Es riecht süßlich mit leicht verkohlter Note.
Ein hastiger Blick aus dem Fenster, der mit einem Schmerz des Schädels belohnt wird, weil ich mir den Kopf am gekippten Dachfenster stoße, offenbart aufsteigenden Rauch in weißgelber Färbung. Mein Blick wandert auf die andere Straßenseite, wo schon eine Traube unersättlicher Gaffer darauf wartet, dass gleich mehr passieren könnte.
Ich rufe unvermittelt die Feuerwehr. Mache kurz Angaben zu dem was ich sehe und wenig später ist das erste Einsatzfahrzeug da.
Nun entsteht ein kleines Spektakel von Gaffern, die immer mehr werden. Die Gier nach Belanglosigkeit, lässt sie wie dressierte Affen ausharren.
Ich weiß, wo das Feuer herkommt. Mr. X ist kein Unbekannter.
Er tanzt gerne nackig den Butzemann auf dem Balkon und sein Blick, wenn er deine Augen trifft, lässt dich in ihm den Psychopathen erkennen. So, wie Du ihn gerne sehen möchtest.
Ich mag ihn, trotzdem. Zugegeben, er ist mir etwas unheimlich, aber damit kann ich umgehen.
Kürzlich klingelte er an meiner Tür und wollte Geld haben, um sich was zu essen kaufen zu können. Gegeben habe ich ihm nichts.
Ich meine mich zu erinnern, er käme aus Kasachstan. Sein rollendes „r“ kann er nicht verstecken. Meine paar Brocken Russisch mag er wohl. Sein Vater wohnt ein paar Häuser weiter.
Wenn er durch den Hausflur ging, dann war das auch noch Minuten, nachdem er das Haus verlassen hat, zu merken.
Wenn ein Mensch sein Revier mit Schweißgeruch markieren könnte, dann er.
Die Feuerwehrmänner und ich treffen uns auf dem Geschoß, wo seine Wohnung liegt. Links neben der Treppe.
Der junge Mann, mit dem ich ein paar Worte wechsle, steht in voller Montur vor mir.
Er klopft nun an die Tür. Keine Regung jenseits der braunen Holztür. Er intensiviert das Klopfen, was nun schon einem deutlichen Wummern nah kommt. Es regt sich nichts.
Er brüllt nun, ob da jemand wäre. Da ist wohl niemand, denn niemand antwortet. Stille. Kein Geräusch.
Ich rege an, dass man die Tür einfach eintreten solle.

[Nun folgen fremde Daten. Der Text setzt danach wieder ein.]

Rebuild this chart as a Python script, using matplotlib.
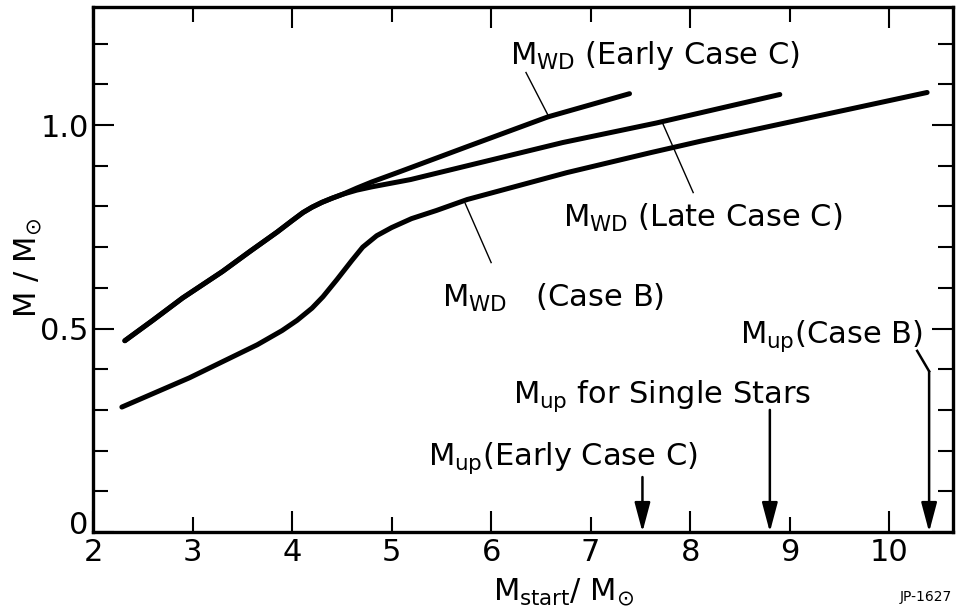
import matplotlib
matplotlib.use('Agg')
import matplotlib.pyplot as plt
from matplotlib.ticker import FixedLocator, NullFormatter, FixedFormatter

plt.rcParams['font.family'] = ['DejaVu Sans']
plt.rcParams['mathtext.fontset'] = 'custom'
plt.rcParams['mathtext.rm'] = 'DejaVu Sans'
plt.rcParams['mathtext.it'] = 'DejaVu Sans'
plt.rcParams['mathtext.sf'] = 'DejaVu Sans'
plt.rcParams['mathtext.bf'] = 'DejaVu Sans:bold'

# ---- data ----
early_x = [2.32, 2.6, 2.9, 3.3, 3.58, 3.85, 4.0, 4.11, 4.2, 4.3, 4.4, 4.51, 4.65, 4.8,
           5.09, 5.76, 6.57, 7.39]
early_y = [0.47, 0.52, 0.575, 0.64, 0.69, 0.737, 0.765, 0.785, 0.798, 0.81, 0.82, 0.83, 0.845, 0.86,
           0.886, 0.947, 1.02, 1.077]

late_x = [2.32, 2.6, 2.9, 3.3, 3.58, 3.85, 4.0, 4.11, 4.2, 4.3, 4.4, 4.51, 4.65, 4.8,
          5.19, 6.72, 7.66, 8.9]
late_y = [0.47, 0.52, 0.575, 0.64, 0.69, 0.737, 0.765, 0.785, 0.798, 0.81, 0.82, 0.83, 0.84, 0.848,
          0.866, 0.957, 1.005, 1.075]

caseb_x = [2.29, 2.97, 3.65, 3.9, 4.05, 4.2, 4.31, 4.45, 4.6, 4.71, 4.85, 5.0, 5.2, 5.45,
           5.76, 6.76, 7.6, 8.1, 10.38]
caseb_y = [0.307, 0.379, 0.46, 0.495, 0.52, 0.55, 0.578, 0.62, 0.667, 0.70, 0.728, 0.748, 0.77, 0.79,
           0.817, 0.883, 0.932, 0.96, 1.08]

# upper-mass limits (arrows)
mup_early_x, mup_early_top = 7.52, 0.135
mup_single_x, mup_single_top = 8.80, 0.30
mup_caseb_x, mup_caseb_top = 10.40, 0.395

x_ticks = [2, 3, 4, 5, 6, 7, 8, 9, 10]
y_major = [0, 0.5, 1.0]
y_labels = ['0', '0.5', '1.0']

# ---- figure ----
fig = plt.figure(figsize=(9.63, 6.13), dpi=100)
ax = fig.add_axes([93/963, 1-532/613, (953-93)/963, (532-7)/613])
ax.set_xlim(2, 10.64)
ax.set_ylim(0, 1.29)

lw = 3.6
for xs, ys in [(early_x, early_y), (late_x, late_y), (caseb_x, caseb_y)]:
    ax.plot(xs, ys, color='black', lw=lw, solid_capstyle='round', solid_joinstyle='round')

# leader lines
ax.plot([6.35, 6.58], [1.129, 1.02], color='black', lw=1.0)
ax.plot([7.72, 8.03], [1.006, 0.834], color='black', lw=1.0)
ax.plot([5.74, 6.00], [0.807, 0.662], color='black', lw=1.0)

fs = 22
ax.text(6.19, 1.149, r'$M_{WD}$ (Early Case C)', fontsize=fs)
ax.text(6.72, 0.750, r'$M_{WD}$ (Late Case C)', fontsize=fs)
ax.text(5.51, 0.553, r'$M_{WD}$   (Case B)', fontsize=fs)
ax.text(6.22, 0.317, r'$M_{up}$ for Single Stars', fontsize=fs)
ax.text(5.37, 0.165, r'$M_{up}$(Early Case C)', fontsize=fs)
ax.text(10.34, 0.465, r'$M_{up}$(Case B)', fontsize=fs, ha='right')

arrow_kw = dict(arrowstyle='-|>,head_length=0.9,head_width=0.24', color='black',
                lw=1.8, mutation_scale=20, shrinkA=0, shrinkB=0)
ax.annotate('', xy=(mup_early_x, 0), xytext=(mup_early_x, mup_early_top), arrowprops=arrow_kw)
ax.annotate('', xy=(mup_single_x, 0), xytext=(mup_single_x, mup_single_top), arrowprops=arrow_kw)
ax.plot([10.28, mup_caseb_x], [0.445, mup_caseb_top], color='black', lw=1.8)
ax.annotate('', xy=(mup_caseb_x, 0), xytext=(mup_caseb_x, mup_caseb_top), arrowprops=arrow_kw)

# ticks
ax.xaxis.set_major_locator(FixedLocator([t for t in x_ticks if t % 2 == 0]))
ax.xaxis.set_minor_locator(FixedLocator([t for t in x_ticks if t % 2 == 1]))
ax.xaxis.set_major_formatter(FixedFormatter([str(t) for t in x_ticks if t % 2 == 0]))
ax.xaxis.set_minor_formatter(FixedFormatter([str(t) for t in x_ticks if t % 2 == 1]))
ax.yaxis.set_major_locator(FixedLocator(y_major))
# the "0" label is drawn separately, slightly raised as in the original
ax.yaxis.set_major_formatter(FixedFormatter([''] + y_labels[1:]))
ax.yaxis.set_minor_locator(FixedLocator([i/10 for i in range(1, 13)]))
ax.yaxis.set_minor_formatter(NullFormatter())
ax.annotate(y_labels[0], xy=(0, 0), xycoords='axes fraction', xytext=(-3.5, 5),
            textcoords='offset points', ha='right', va='center', fontsize=fs)

ax.tick_params(axis='both', which='both', direction='in', top=True, right=True,
               width=1.5, labelsize=fs, pad=4, color='black')
ax.tick_params(axis='both', which='major', length=15)
ax.tick_params(axis='both', which='minor', length=11)
ax.tick_params(axis='y', which='both', pad=3)

for s in ax.spines.values():
    s.set_linewidth(2.4)

fig.text(28/963, 1-268/613, r'$M$ / $M_{\odot}$', rotation=90, fontsize=fs,
         ha='center', va='center')
fig.text(564/963, 1-600/613, r'$M_{start}$/ $M_{\odot}$', fontsize=fs,
         ha='center', va='baseline')
fig.text(952/963, 1-601/613, 'JP-1627', fontsize=10, ha='right', va='baseline')

fig.savefig('out.png', dpi=100)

Der Feuerwehrmann blickt zu seinem Kumpanen und dieser gibt wohl ein mir nicht erkennbares „go“.
Er stellt sich mit dem Rücken zu Wand, holt kurz Luft und stürmt auf die Tür los, wie ein Stier in der Manege.

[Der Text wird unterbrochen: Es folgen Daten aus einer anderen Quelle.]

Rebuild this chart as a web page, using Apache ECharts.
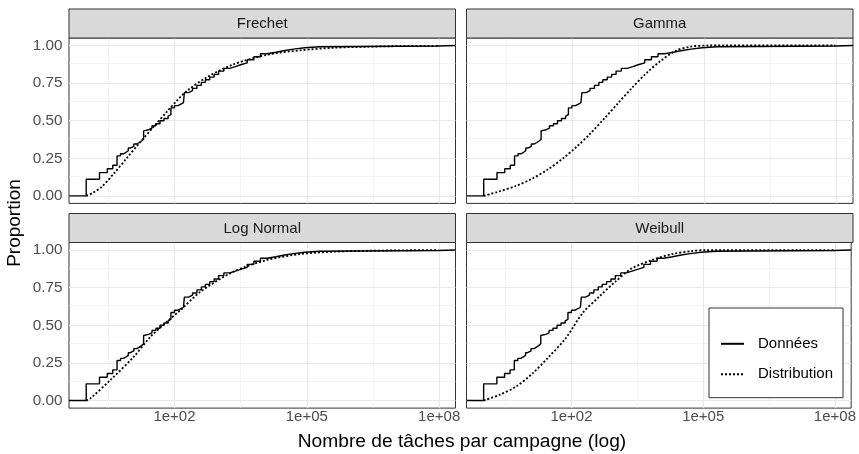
<!DOCTYPE html>
<html><head><meta charset="utf-8">
<script src="https://cdn.jsdelivr.net/npm/echarts@6/dist/echarts.min.js"></script>
<style>html,body{margin:0;padding:0;background:#fff}#c{width:859px;height:454px}</style>
</head><body><div id="c"></div>
<script>
// ---- data (x values are log10 of the number of tasks) ----
const panels = ['Frechet', 'Gamma', 'Log Normal', 'Weibull'];
const xTicks = [2, 5, 8];
const xTickLabels = ['1e+02', '1e+05', '1e+08'];
const xMinor = [0.5, 3.5, 6.5];
const yTicks = [0, 0.25, 0.5, 0.75, 1];
const yTickLabels = ['0.00', '0.25', '0.50', '0.75', '1.00'];
const yMinor = [0.125, 0.375, 0.625, 0.875];

// empirical CDF (same data in every panel)
const ecdfLog = [0, 0.301, 0.477, 0.602, 0.699, 0.778, 0.845, 0.903, 0.954, 1.0, 1.079, 1.146, 1.204, 1.255, 1.301,
  1.342, 1.415, 1.491, 1.580, 1.672, 1.763, 1.857, 1.892, 1.92, 2.0, 2.08, 2.146, 2.204, 2.225, 2.32, 2.41, 2.51, 2.61,
  2.70, 2.80, 2.90, 3.0, 3.12, 3.25, 3.38, 3.5, 3.65, 3.8, 3.95, 4.1, 4.3, 4.5, 4.7, 4.95, 5.3, 7.97];
const ecdfP = [0.111, 0.155, 0.18, 0.204, 0.266, 0.28, 0.29, 0.30, 0.318, 0.33, 0.345, 0.355, 0.365, 0.377, 0.432,
  0.44, 0.45, 0.466, 0.48, 0.50, 0.515, 0.53, 0.54, 0.585, 0.60, 0.61, 0.62, 0.627, 0.687, 0.70, 0.715, 0.735, 0.755,
  0.772, 0.79, 0.808, 0.83, 0.848, 0.86, 0.872, 0.885, 0.905, 0.925, 0.945, 0.955, 0.967, 0.976, 0.985, 0.992, 0.997, 1.0];

// fitted distributions
const frechetLog = [0, 0.15, 0.35, 0.63, 0.93, 1.23, 1.53, 1.83, 2.06, 2.29, 2.74, 3.34, 4.1, 4.85, 5.6, 6.36, 7.11, 7.97];
const frechetP = [0, 0.02, 0.06, 0.15, 0.255, 0.36, 0.46, 0.56, 0.635, 0.70, 0.79, 0.875, 0.938, 0.968, 0.985, 0.992, 0.996, 0.998];
const gammaLog = [0, 0.3, 0.72, 1.1, 1.45, 1.8, 2.1, 2.4, 2.75, 3.04, 3.35, 3.7, 4.0, 4.35, 4.7, 5.1, 7.97];
const gammaP = [0, 0.025, 0.065, 0.115, 0.175, 0.25, 0.325, 0.41, 0.52, 0.615, 0.715, 0.82, 0.895, 0.965, 0.993, 1.0, 1.0];
const lognormLog = [0, 0.10, 0.55, 1.08, 1.46, 1.83, 2.14, 2.59, 3.34, 4.1, 4.85, 5.6, 6.36, 7.2, 7.97];
const lognormP = [0, 0.016, 0.137, 0.292, 0.425, 0.524, 0.602, 0.723, 0.856, 0.934, 0.973, 0.989, 0.995, 0.998, 1.0];
const weibullLog = [0, 0.36, 0.74, 1.12, 1.49, 1.87, 2.25, 2.63, 3.0, 3.38, 3.84, 4.29, 4.74, 5.05, 7.97];
const weibullP = [0, 0.038, 0.093, 0.182, 0.292, 0.414, 0.58, 0.69, 0.79, 0.879, 0.934, 0.973, 0.993, 1.0, 1.0];

const distLog = [frechetLog, gammaLog, lognormLog, weibullLog];
const distP = [frechetP, gammaP, lognormP, weibullP];

// ---- layout / style ----
const X_MIN = -0.39, X_MAX = 8.37, Y_MIN = -0.05, Y_MAX = 1.05;
const FONT = '"Liberation Sans", Arial, Helvetica, sans-serif';
const colLeft = [69, 466.5], panelW = 386.5;
const rowTop = [38, 242.5], panelH = [165.4, 165.6], stripH = 29;

const chart = echarts.init(document.getElementById('c'), null, {renderer: 'canvas'});
const grids = [], xAxes = [], yAxes = [], series = [], graphics = [];

panels.forEach((name, i) => {
  const c = i % 2, r = Math.floor(i / 2);
  grids.push({left: colLeft[c], top: rowTop[r], width: panelW, height: panelH[r], show: true,
    backgroundColor: '#ffffff', borderColor: '#333333', borderWidth: 1, containLabel: false});
  xAxes.push({type: 'value', gridIndex: i, min: X_MIN, max: X_MAX,
    axisLine: {show: false}, splitLine: {show: false},
    axisTick: {show: r === 1, customValues: xTicks, length: 3.7, lineStyle: {color: '#333333', width: 1}},
    axisLabel: {show: r === 1, customValues: xTicks, margin: 1.5, color: '#4d4d4d', fontSize: 15, fontFamily: FONT,
      formatter: v => xTickLabels[xTicks.indexOf(v)]}});
  yAxes.push({type: 'value', gridIndex: i, min: Y_MIN, max: Y_MAX,
    axisLine: {show: false}, splitLine: {show: false},
    axisTick: {show: c === 0, customValues: yTicks, length: 3.7, lineStyle: {color: '#333333', width: 1}},
    axisLabel: {show: c === 0, customValues: yTicks, margin: 6.5, color: '#4d4d4d', fontSize: 15.3, fontFamily: FONT,
      formatter: v => yTickLabels[yTicks.indexOf(v)]}});
  const gl = [];
  xMinor.forEach(v => gl.push({xAxis: v, lineStyle: {color: '#ebebeb', width: 0.6, type: 'solid'}}));
  yMinor.forEach(v => gl.push({yAxis: v, lineStyle: {color: '#ebebeb', width: 0.6, type: 'solid'}}));
  xTicks.forEach(v => gl.push({xAxis: v, lineStyle: {color: '#e8e8e8', width: 1.2, type: 'solid'}}));
  yTicks.forEach(v => gl.push({yAxis: v, lineStyle: {color: '#e8e8e8', width: 1.2, type: 'solid'}}));
  series.push({type: 'line', xAxisIndex: i, yAxisIndex: i, data: [], z: 1, silent: true,
    markLine: {silent: true, z: 1, symbol: ['none', 'none'], label: {show: false}, animation: false, data: gl}});
  const ecdf = [[X_MIN, 0]].concat(ecdfLog.map((l, k) => [l, ecdfP[k]])).concat([[X_MAX, 1]]);
  series.push({name: 'Données', type: 'line', xAxisIndex: i, yAxisIndex: i, data: ecdf, step: 'end',
    symbol: 'none', z: 3, lineStyle: {color: '#000000', width: 1.4, type: 'solid'}, itemStyle: {color: '#000000'}});
  series.push({name: 'Distribution', type: 'line', xAxisIndex: i, yAxisIndex: i,
    data: distLog[i].map((l, k) => [l, distP[i][k]]), smooth: 0.3,
    symbol: 'none', z: 4, lineStyle: {color: '#000000', width: 1.8, type: [2, 2]}, itemStyle: {color: '#000000'}});
  // strip
  graphics.push({type: 'rect', shape: {x: colLeft[c], y: rowTop[r] - stripH, width: panelW, height: stripH},
    style: {fill: '#d9d9d9', stroke: '#333333', lineWidth: 1}, z: 10});
  graphics.push({type: 'text', x: colLeft[c] + panelW / 2, y: rowTop[r] - stripH / 2 + 0.5, z: 11,
    style: {text: name, fill: '#1a1a1a', font: '15px ' + FONT, align: 'center', verticalAlign: 'middle'}});
});

graphics.push({type: 'text', x: 462, y: 442, z: 11,
  style: {text: 'Nombre de tâches par campagne (log)', fill: '#000000', font: '19.2px ' + FONT, align: 'center', verticalAlign: 'middle'}});
graphics.push({type: 'text', x: 15, y: 223, rotation: Math.PI / 2, z: 11,
  style: {text: 'Proportion', fill: '#000000', font: '19px ' + FONT, align: 'center', verticalAlign: 'middle'}});

chart.setOption({
  animation: false,
  grid: grids, xAxis: xAxes, yAxis: yAxes, series: series, graphic: graphics,
  legend: {data: ['Données', 'Distribution'], orient: 'vertical', left: 709, top: 308,
    padding: [28.3, 10, 16, 11], itemGap: 15.4, itemWidth: 23, itemHeight: 14,
    borderColor: '#333333', borderWidth: 1, backgroundColor: '#ffffff', selectedMode: false,
    itemStyle: {color: 'rgba(0,0,0,0)', borderColor: 'rgba(0,0,0,0)', borderWidth: 0, opacity: 0},
    textStyle: {color: '#000000', fontSize: 15, lineHeight: 14, fontFamily: FONT, padding: [0, 0, 0, 9]}}
});
</script></body></html>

Kurz vor der Tür hebt er das rechte Bein in einen Winkel von 90 Grad und stemmt seinen, vom Stiefel geschützten Fuß, in die Tür.
Rums! Die Tür bewegt sich keinen Zentimeter.

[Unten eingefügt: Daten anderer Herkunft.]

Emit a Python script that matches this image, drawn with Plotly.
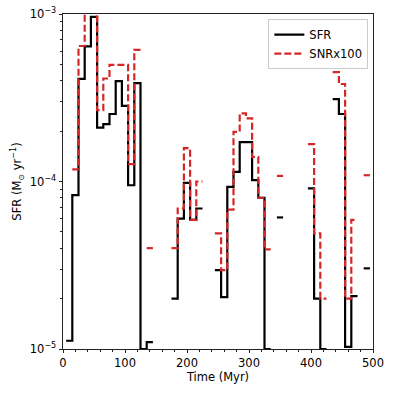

In Hollywood sieht das immer so leicht aus, sage ich….
Der nette Herr der Feuerwehr blickt mich mürrisch an und startet den zweiten Versuch…
Jawoll! Die Tür kracht nun gewaltig und hebt sich mit aller Wucht aus den Türzargen ‒ direkt in das Gesicht von Mr. X.
Dieser steht nun nackt mit einer Platzwunde am Schädel in der Tür, schaut treu doof vor sich hin und fragt in ruhigem Ton: Warum haben Sie nicht geklopft?
Ich muss so lachen. Sorry Leute. Ja ich weiß, es ist nicht zum Lachen. Aber das rollende „R“, sein Gesichtsausdruck und das nackte Grauen. Er hat wohl die ganze Zeit hinter der Tür gestanden ‒ sein ganzes Auftreten lässt keine andere Möglichkeit zu.
Der nette Mann von der Feuerwehr stürmt an ihm vorbei in das Zimmer, während sein Partner sich des Mr. X annimmt.
Es stellt sich heraus, dass er der gute Mann eingeschlafen war und sein Essen angebrannt ist. Das führte zu der erheblichen Rauchentwicklung…
Kurze Zeit später ist die Tür notdürftet repariert und die Feuerwehr zieht von dannen.
Die Gaffer aber harren aus…
Chapeau,
Sehr pointiert. Momentum genau erfasst.
Grüße
Spamworm
Hey Spamwworm,
danke ! 🙂
Das Du das sagst, hebt das Ganze natürlich auf ein ganz anders Niveau.
Vadim
Mein lieber Freund! Herrlich auf den Punkt gebracht die Sensationslust der Leute (Gaffer) um ihrem selbstgemachtem grauen Alltag für das Momentum zu entfliehen! Und das gut gewürzt mit der passenden Prise Humor! Köstlich!
Hallo Ally,
vielen Dank für deinen Kommentar 🙂
Es wird Zeit mein Freund, dass wir uns mal wieder sehen und uns austauschen können…
Great! Ich schließe mich den Vorschreibern an! 🙂 Weiter so!